4 years ago

MtDNA genomes reveal a relaxation of selective constraints in low-BMI individuals in a Uyghur population

Zhendong Qin, Shi Yan, Lei Li, Xiaofeng Wang, Xiao-Yan Jiang, Li Jin, Hong-Xiang Zheng


Considerable attention has been focused on the effect of deleterious mutations caused by the recent relaxation of selective constraints on human health, including the prevalence of obesity, which might represent an adaptive response of energy-conserving metabolism under the conditions of modern society. Mitochondrial DNA (mtDNA) encoding 13 core subunits of oxidative phosphorylation plays an important role in metabolism. Therefore, we hypothesized that a relaxation of selection constraints on mtDNA and an increase in the proportion of deleterious mutations have played a role in obesity prevalence.
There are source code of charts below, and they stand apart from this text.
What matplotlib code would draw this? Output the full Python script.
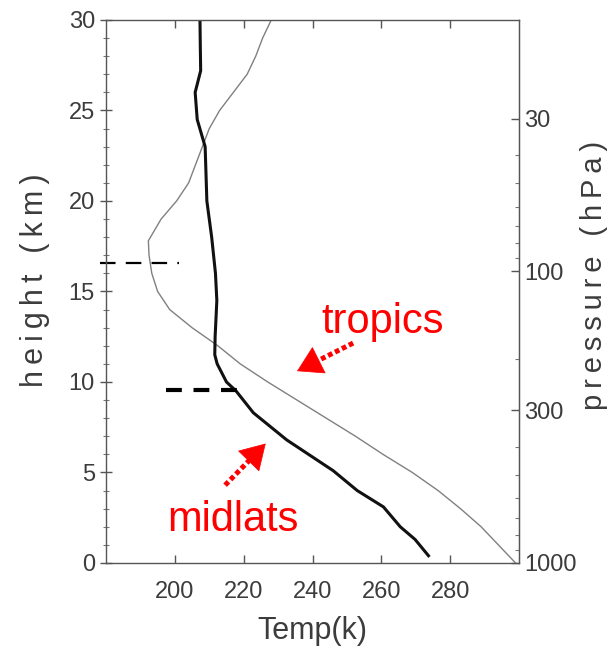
import numpy as np
import matplotlib
matplotlib.use("Agg")
import matplotlib.pyplot as plt
from matplotlib.ticker import FixedLocator, NullFormatter

# height (km) and temperature (K) profiles
trop_z = [0, 1, 2, 3, 4, 5, 6, 7, 8, 9, 10, 11, 12, 13, 14, 15, 16, 17, 17.8,
          19, 20, 21, 22, 23, 24, 25, 26, 27, 28, 29, 30]
trop_t = [299, 294, 289, 283, 276.5, 269, 260.5, 252.5, 244, 235.5, 227, 219,
          212.5, 205, 198.5, 195, 193.3, 192.5, 192.3, 196, 200.5, 204, 206,
          208, 210, 213, 217, 221, 223.5, 225.5, 228]

mid_z = [0.4, 1.3, 2.0, 3.1, 4.0, 5.1, 6.8, 8.3, 9.5, 10.0, 11.0, 11.5, 12.5,
         14.5, 16, 18, 20, 23, 24.5, 26, 27.2, 28.5, 30]
mid_t = [273.7, 269.8, 265.5, 260.6, 253, 246, 232.5, 222.8, 217.8, 215,
         212.3, 211.6, 211.7, 212.2, 211.8, 210.7, 209.3, 208.8, 206.5, 205.9,
         207.5, 207.4, 207.3]

# tropopause markers: (height, T start, T end)
trop_marks = [(16.6, 178.3, 201.2), (9.56, 197.4, 218.2)]

# red labels: (text, T, height) and arrows: (tail T, tail z, tip T, tip z)
labels = [('tropics', 260.5, 13.3), ('midlats', 216.9, 2.4)]
arrows = [(251.8, 12.15, 235.5, 10.6), (214.6, 4.3, 226.4, 6.6)]

temp_ticks = [200, 220, 240, 260, 280]
height_ticks = [0, 5, 10, 15, 20, 25, 30]
p_ticks = [30, 100, 300, 1000]
p_minor = [40, 50, 60, 70, 80, 90, 200, 400, 500, 600, 700, 800, 900]

H = 7.0  # scale height used for the pressure axis


def z2p(z):
    return 1000.0 * np.exp(-np.asarray(z, dtype=float) / H)


def p2z(p):
    p = np.clip(np.asarray(p, dtype=float), 1e-6, None)
    return H * np.log(1000.0 / p)


def spaced(s):
    # the original labels are set with wide letter spacing
    return '\u2009'.join(s)


tick_font = ['Liberation Sans', 'DejaVu Sans']
grey = '#3c3c3c'

fig = plt.figure(figsize=(6.15, 6.6), dpi=100)
ax = fig.add_axes([0.1724, 0.147, 0.6715, 0.8227])

ax.plot(trop_t, trop_z, color='#808080', lw=1.0)
ax.plot(mid_t, mid_z, color='#111111', lw=2.2)

# dashed tropopause lines
z, t0, t1 = trop_marks[0]
ax.plot([t0, t1], [z, z], color='black', lw=1.6, dashes=(7, 4.6), clip_on=False)
z, t0, t1 = trop_marks[1]
ax.plot([t0, t1], [z, z], color='black', lw=3, dashes=(3.8, 2.8))

ax.set_xlim(180, 300)
ax.set_ylim(0, 30)
ax.set_xticks(temp_ticks)
ax.set_yticks(height_ticks)
ax.yaxis.set_minor_locator(FixedLocator(np.arange(0, 31, 1)))

for s in ax.spines.values():
    s.set_color('#555555')
    s.set_linewidth(1.0)

ax.tick_params(axis='x', direction='in', top=True, length=6, width=1,
               color='#555555', labelsize=17, labelcolor=grey, pad=13)
ax.tick_params(axis='y', which='major', direction='inout', length=8, width=1,
               color='#555555', labelsize=17, labelcolor=grey, pad=4)
ax.tick_params(axis='y', which='minor', direction='inout', length=4, width=0.8,
               color='#777777')
for lab in ax.get_xticklabels() + ax.get_yticklabels():
    lab.set_family(tick_font)

ax.set_xlabel('Temp(k)', fontsize=22, color=grey, family=tick_font, labelpad=9)
ax.set_ylabel(spaced('height (km)'), fontsize=22, color=grey, family=tick_font)
ax.yaxis.set_label_coords(-0.135, 0.52)

# right pressure axis
sec = ax.secondary_yaxis('right', functions=(z2p, p2z))
sec.set_yticks(p_ticks)
sec.yaxis.set_minor_locator(FixedLocator(p_minor))
sec.yaxis.set_minor_formatter(NullFormatter())
sec.spines['right'].set_color('#555555')
sec.tick_params(axis='y', which='major', direction='in', length=6, width=1,
                color='#555555', labelsize=17, labelcolor=grey, pad=4)
sec.tick_params(axis='y', which='minor', direction='in', length=3, width=0.8,
                color='#777777')
for lab in sec.get_yticklabels():
    lab.set_family(tick_font)
sec.set_ylabel(spaced('pressure (hPa)'), fontsize=21, color=grey,
               family=tick_font)
sec.yaxis.set_label_coords(1.148, 0.53, transform=ax.transAxes)

# red annotations: dotted shaft plus solid head
for text, t, z in labels:
    ax.text(t, z, text, color='red', fontsize=30, family='Liberation Sans',
            ha='center', va='center')
for t0, z0, t1, z1 in arrows:
    tb = t0 + (t1 - t0) * 0.72
    zb = z0 + (z1 - z0) * 0.72
    ax.plot([t0, tb], [z0, zb], color='red', lw=3.6, dashes=(0.95, 0.6),
            dash_capstyle='butt')
    ax.annotate('', xy=(t1, z1), xytext=(tb, zb),
                arrowprops=dict(arrowstyle='-|>,head_length=1.0,head_width=0.6',
                                lw=0.5, color='red', shrinkA=0, shrinkB=0,
                                mutation_scale=17))

fig.savefig('out.png', dpi=100)
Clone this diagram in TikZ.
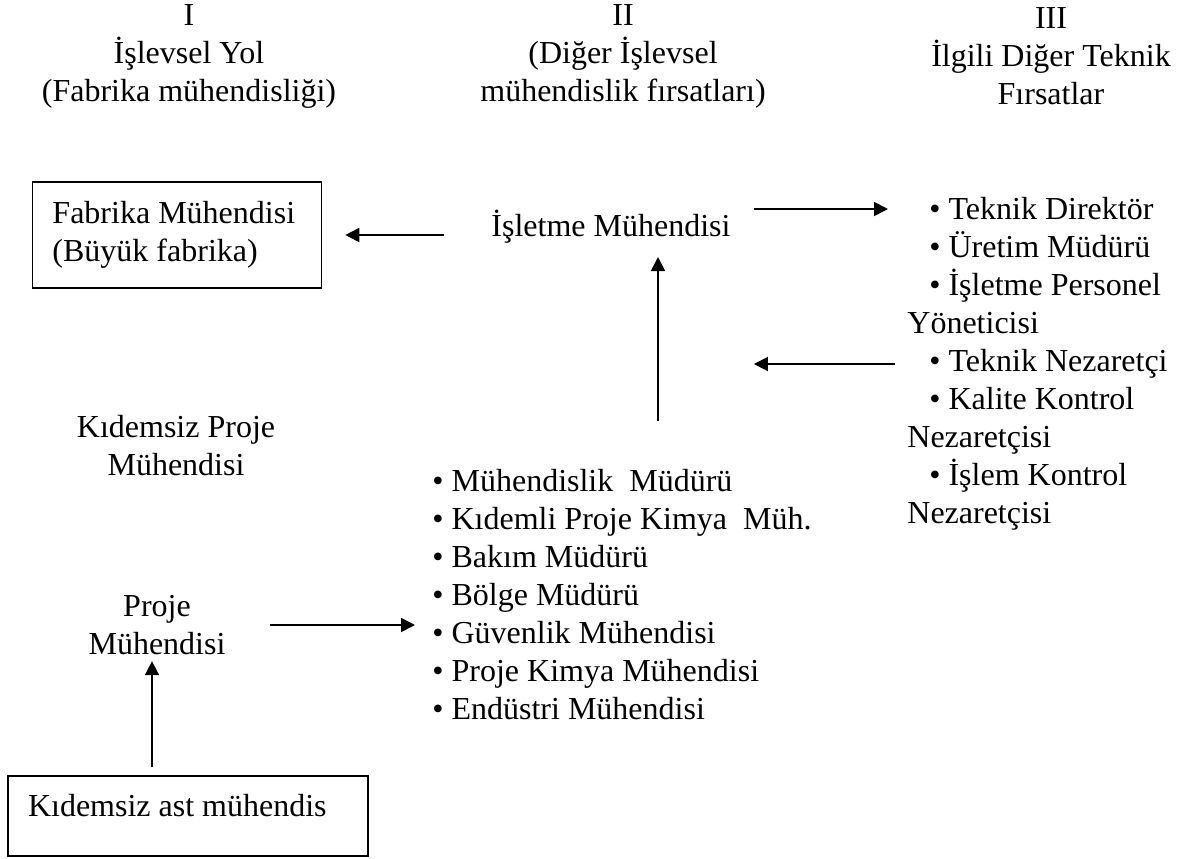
\documentclass[tikz,border=0pt]{standalone}
\usepackage{fontspec}
\setmainfont{Liberation Serif}
\usetikzlibrary{arrows.meta}

\begin{document}
\begin{tikzpicture}[x=0.5pt, y=-0.5pt, >={Triangle[length=7pt,width=7pt]},
  every node/.style={font=\fontsize{16}{19}\selectfont, inner sep=3pt},
  box/.style={draw, line width=0.8pt, align=flush left, inner xsep=10pt,
    execute at begin node={\spaceskip=0pt\relax}},
  list/.style={align=left, inner sep=0pt, anchor=west},
  conn/.style={->, line width=0.9pt}]
  \useasboundingbox (0,0) rectangle (1190,858);

  % column headings
  \node[align=center] (headI) at (189,56) {I\\İşlevsel Yol\\(Fabrika mühendisliği)};
  \node[align=center] (headII) at (623,56) {II\\(Diğer İşlevsel\\mühendislik fırsatları)};
  \node[align=center] (headIII) at (1051,56) {III\\İlgili Diğer Teknik\\Fırsatlar};

  % column I
  \node[box, text width=124.5pt, minimum height=53pt] (fabrika) at (177,235) {Fabrika Mühendisi\\(Büyük fabrika)};
  \node[align=center] (kidemsizProje) at (176,446) {Kıdemsiz Proje\\Mühendisi};
  \node[align=center] (proje) at (157,625) {Proje\\Mühendisi};
  \node[box, text width=160pt, text height=11pt, text depth=11pt, minimum height=40pt] (astBox) at (188,816) {Kıdemsiz ast mühendis};

  % column II
  \node (isletme) at (611,227) {İşletme Mühendisi};
  \node[list] (engList) at (432,595) {• Mühendislik\ \ Müdürü\\• Kıdemli Proje Kimya\ \ Müh.\\• Bakım Müdürü\\• Bölge Müdürü\\• Güvenlik Mühendisi\\• Proje Kimya Mühendisi\\• Endüstri Mühendisi};

  % column III
  \node[list] (techList) at (907,364) {\hspace*{11pt}• Teknik Direktör\\\hspace*{11pt}• Üretim Müdürü\\\hspace*{11pt}• İşletme Personel\\Yöneticisi\\\hspace*{11pt}• Teknik Nezaretçi\\\hspace*{11pt}• Kalite Kontrol\\Nezaretçisi\\\hspace*{11pt}• İşlem Kontrol\\Nezaretçisi};

  % connectors
  \coordinate (upMid) at ([xshift=23.5pt]isletme.south);
  \coordinate (upLeft) at ([xshift=-2.5pt]proje.south);
  \coordinate (rightOut) at ([yshift=9pt]isletme.east);
  \draw[conn, shorten <=20.5pt, shorten >=11.5pt] (fabrika.east -| isletme.west) -- (fabrika.east);
  \draw[conn, shorten <=8.5pt, shorten >=9.5pt] (rightOut) -- (rightOut -| techList.west);
  \draw[conn, shorten <=6pt, shorten >=8.5pt] (techList.west) -- (techList.west -| isletme.east);
  \draw[conn, shorten <=24pt, shorten >=3.5pt] (upMid |- engList.north) -- (upMid);
  \draw[conn, shorten <=19pt, shorten >=8.5pt] (proje.east) -- (proje.east -| engList.west);
  \draw[conn, shorten <=4pt] (astBox.north -| upLeft) -- (upLeft);
\end{tikzpicture}
\end{document}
In this study, we collected and sequenced the mtDNA genomes of 722 Uyghurs, a typical population with a high prevalence of obesity. We identified the variants that occurred in the Uyghur population for each sample and found that the number of nonsynonymous mutations carried by Uyghur individuals declined with elevation of their BMI (P = 0.015). We further calculated the nonsynonymous and synonymous ratio (N/S) of the high-BMI and low-BMI haplogroups, and the results showed that a significantly higher N/S occurred in the whole mtDNA genomes of the low-BMI haplogroups (0.64) than in that of the high-BMI haplogroups (0.35, P = 0.030) and ancestor haplotypes (0.41, P = 0.032); these findings indicated that low-BMI individuals showed a recent relaxation of selective constraints. In addition, we investigated six clinical characteristics and found that fasting plasma glucose might be correlated with the N/S and selective pressures. We hypothesized that a higher proportion of deleterious mutations led to mild mitochondrial dysfunction, which helps to drive glucose consumption and thereby prevents obesity. Our results provide new insights into the relationship between obesity predisposition and mitochondrial genome evolution.